Piyasaları ilgilendiren iki soru

Salih NEFTÇİ
Haberin Devamı

Önümüzdeki haftalarda iki sorunun yanıtını vermeye çalışacağız. Bugün sadece soruları soruyoruz. Yanıt sonra.

Soracağımız soruların her ikisi de piyasaları yakından ilgilendiriyor. Piyasalar açısından daha derin sonuçlar doğuracak olan ve bir süredir bizi düşündüren birinci soru şu:

1997 başındakini andıran ve iyimserliğin hızla arttığı bir dönem önümüzdeki günlerde de yaşanabilir mi? Böyle bir iyimserliği yaratacak nedenler var mı?

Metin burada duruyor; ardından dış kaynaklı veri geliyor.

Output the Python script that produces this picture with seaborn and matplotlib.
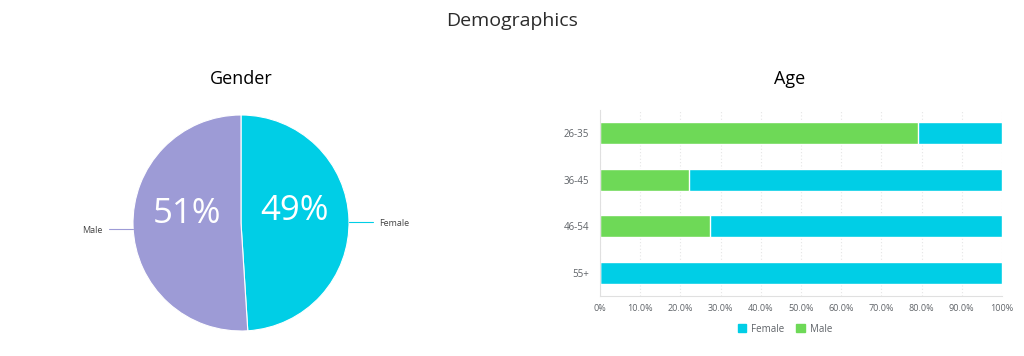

İkinci soru, bugünlerde piyasalarda dolaşan bir spekülasyonla ilgili:

‘‘Yabancılar borsa ve bonoda alışa geçti’’ deniyor. Ne derece doğru?

İşin garibi, biz bu soruları yanıtlarken eylül ayı enflasyonunun fazla önemli olmadığı tezinden hareket edeceğiz. Bu hafta sonunda açıklanacak olan enflasyon rakamları piyasaları etkileyebilir. Bu rakamlara olumlu veya olumsuz sert tepkiler gelebilir.

Ama yukarıdaki soruların yanıtı bizce eylül ayı enflasyon rakamlarından soyutlanarak verilmeli.

İYİMSER HAVA MI? ÇALKANTI MI?

1997 yılı başında RP-DYP koalisyonu iç borç stokunu düşürücü, harcamaları bir miktar kısıcı ve gelir dağılımını düzeltici bazı adımlar atınca, ‘‘iyi bir fırsat yakalanmış, yapısal reformlara başlamak için iyi bir zemin’’ oluşmuştu. Piyasa profesyonelleri faizlerin hızla düştüğünü, piyasalara yüksek dozda bir iyimserlik havasının yayıldığını hatırlayacaklardır.

Önümüzdeki günlerde ele almak istediğimiz soru, benzer boyutta bir iyimser psikolojinin yeniden oluşma olasılığı.

Ve elbette bunun (oldukça farklı) nedenleri...

Yanlış anlaşılmasın, böyle bir psikoloji oluşacak demiyoruz. Sadece bir soru soruyoruz.

Ayrıca, yanıt olumlu da olsa, 1997 başında olduğu gibi, yüksek dozlu iyimserlik havalarının kalıcı olması da şart değil. Ama piyasadaki oyuncular açısından kalıcı olmayan psikolojilerin de büyük önemi var.

YABANCILAR VAR MI?

Bu hafta New York'ta bazı toplantılarımız var.

Türkiye ile ilgili olan büyük yabancı kurumlarla bir araya geleceğiz. Birinci toplantı evvelsi gündü. Bu toplantılar sonunda finans dünyasının önde gelenlerinin Türkiye'de alıma geçme konusunda neler düşündüğünü objektif bir açıdan değerlendirmiş olacağız.

Yabancılar gerçekten de piyasada mıydılar?

Yoksa ‘‘yabancılar alıyor’’ dedikodusu sadece klasik bir piyasa oyunu mu idi?

Yanıtlamaya çalışacağız.

EYLÜL ENFLASYONU

Piyasa enflasyon beklentilerini iyice aşağı çekmiş durumda. Yüzde 6'nın üstünde gerçekleşecek bir enflasyon bile satış getirebilir.

Veya tersi olur. Eylül rakamları beklenenden de düşük çıkabilir. Olumlu hava güçlenir.

Bizim sorduğumuz sorular bu olasılıkla ilgili değil.

Yabancılar alışa geçmişse, geçecekse veya tersine Türkiye ile hiç ilgili değillerse, bunun nedeni sanırız eylül enflasyonu değil.

Olası bir iyimserlik dalgasının arkasındaki nedenler de çok farklı olabilir.